Q: What is the significance of the Transmission Coefficient (τ)?
A: The Transmission Coefficient (τ) is a unitless value that represents the fraction of incident sound power transmitted through a barrier. It ranges from 0 (no sound transmitted, perfect insulation) to 1 (all sound transmitted, no insulation). It's directly related to TL by the formula τ = 10^(-TL/10). A smaller τ value indicates better sound blocking.
Q: Can this sound transmission calculator account for double-leaf walls or complex structures?
A: No, this calculator uses a simplified Mass Law model, which is best suited for single-leaf, homogeneous barriers. Double-leaf walls (e.g., two layers of drywall with an air gap) involve more complex acoustic phenomena like mass-spring-mass resonance and cavity absorption, which are not captured by this basic formula. For such structures, laboratory test data (STC ratings) or advanced acoustic modeling software are necessary.
Q: Why is Noise Reduction (NR) sometimes different from Sound Transmission Loss (TL)?
A: TL is a property of the barrier itself, measured under controlled conditions. NR, however, is a measure of the actual sound level difference between two rooms separated by a barrier. NR takes into account the TL of the barrier, its area, and the total sound absorption within the receiving room. A room with high absorption (e.g., soft furnishings, carpets) will have a higher NR for the same barrier TL than a highly reverberant room (e.g., bare concrete walls).
Q: What are typical reverberation times for rooms?
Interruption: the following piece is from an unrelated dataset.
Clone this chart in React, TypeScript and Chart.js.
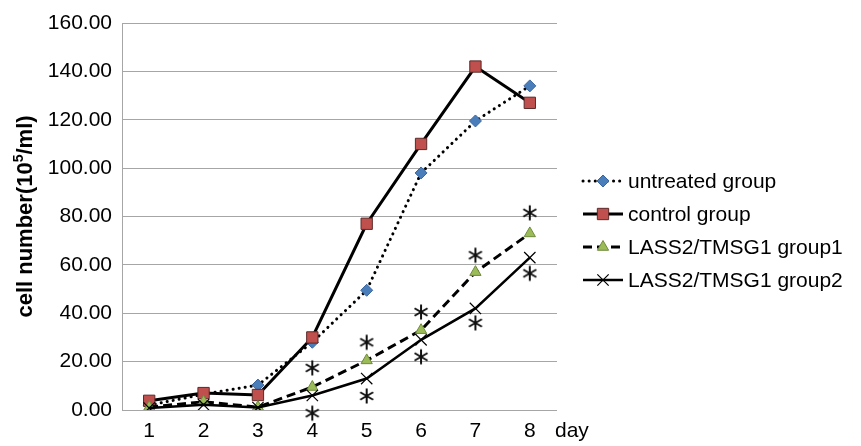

A: Reverberation time (T60) varies greatly depending on room size, materials, and intended use. Here are some typical ranges:
- Small office/bedroom: 0.3 - 0.7 seconds
- Conference room: 0.6 - 1.0 seconds
- Classroom: 0.7 - 1.2 seconds
- Large hall/auditorium: 1.5 - 3.0+ seconds
Q: What are the limitations of this sound transmission calculator?
A: This calculator provides theoretical estimates based on the Mass Law. It does not account for:
- The coincidence effect (dips in TL at specific frequencies).
- Flanking transmission (sound bypassing the barrier).
- Air leaks and gaps.
- Internal damping properties of complex materials.
- Multi-layered or double-leaf constructions.